Randomized controlled trials (RCTs) are considered the gold standard in clinical investigation because, ideally, RCTs remove both known and unknown imbalances in groups that could lead investigators to wrongly conclude a treatment is efficacious (1). Data from RCTs are generally required before regulatory approval is granted to market a drug treatment (e.g., alteplase for acute ischemic stroke) (2), and new interventions typically require data from RCTs on efficacy before they are widely accepted.

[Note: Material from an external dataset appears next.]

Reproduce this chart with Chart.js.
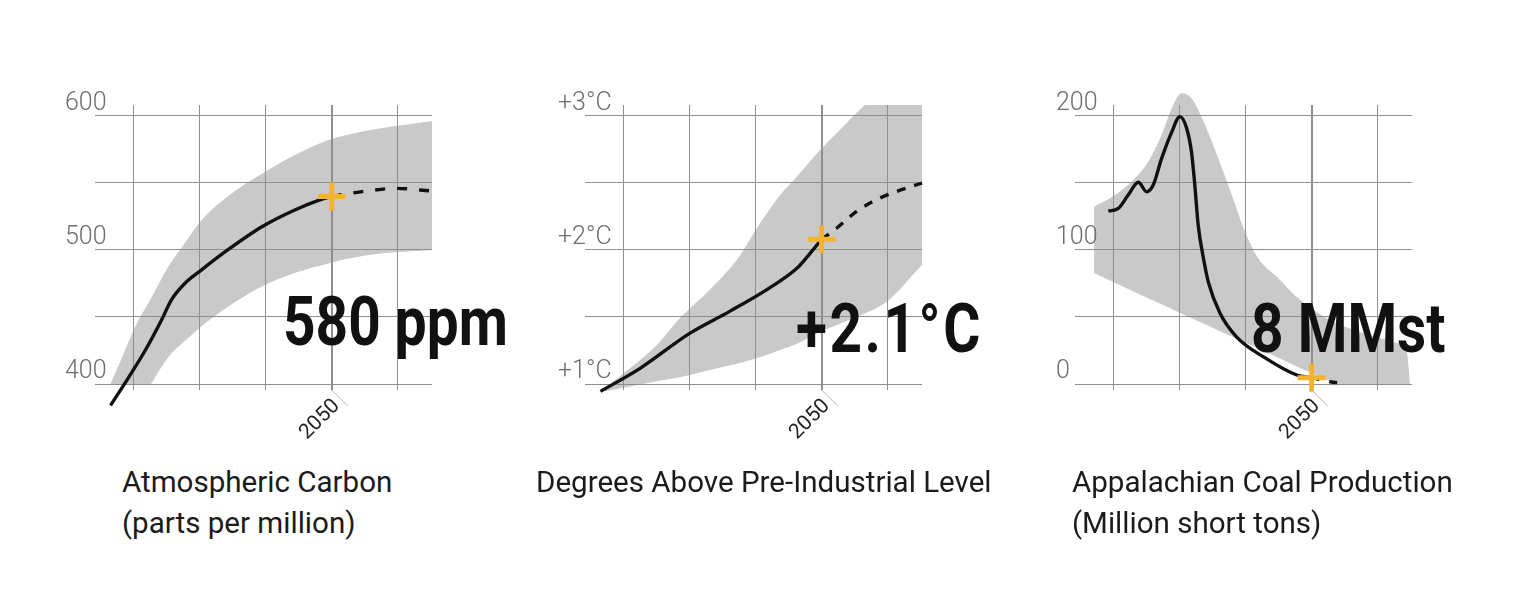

Therapies that have a treatment threshold lead to challenging problems about the choice of those thresholds. In the case of alteplase, only patients whose symptoms began before the threshold time (e.g., 3 h prior to presentation) are eligible for treatment. The time window curtails treatment in clinical practice, and off-label use beyond approved time windows introduces legal and ethical concerns. If a treatment is effective within a narrow time window (e.g., 3 h for alteplase), there is typically a desire to extend it further to increase the number of patients who might be treated. Yet, each new time window typically requires another RCT, with the associated time and expenses of planning and conducting the trial. In the case of alteplase, data from other clinical trials was utilized to propose additional RCTs. However, extending the time window for fibrinolytic treatment expressly carried an increased risk of intracranial hemorrhage, which was borne out in a RCT with an extended time window (3). The concern for symptomatic hemorrhage has guided the design and conduct of RCTs for ischemic stroke generally (4, 5). Publication of an RCT showing that treatment up to 4.5 h after symptom onset was efficacious required several more years (6). Clinicians are often hesitant to wait years for new RCTs, and may treat patients outside of rigorously applied clinical trial protocols (7). Each new therapy (e.g., endovascular therapy for large vessel occlusion) brings a similar invitation to extend the window as long as it is efficacious. Conversely, some RCTs of time-limited therapies are negative, leading to the testing of more stringent time windows in hopes of finding efficacy [e.g., shortening the window of recombinant Factor VII for intracerebral hemorrhage from 3 h of symptom onset (8) to 2.5 h (9)]. Methods to hasten the determination of effective time windows for treatments with a threshold are needed.

New analytic techniques may improve our ability to determine the optimal treatment window for time-limited treatments. Regression Discontinuity Design (RDD), well-validated in economics and epidemiology (10–13), could be particularly helpful for determining if treatment thresholds are correctly set. RDD uses observational data to examine whether patients just above and just below the treatment threshold have different outcomes. RDD depends on the assumption that patients within a small window on either side of a threshold are no different other than being eligible for a treatment. We hypothesized that RDD would be a useful technique to evaluate alteplase treatment thresholds using observational data (clinical data), and that we could compare the results with those from already-conducted RCTs (6). RDD could eventually supplement RCTs in clinical decision making.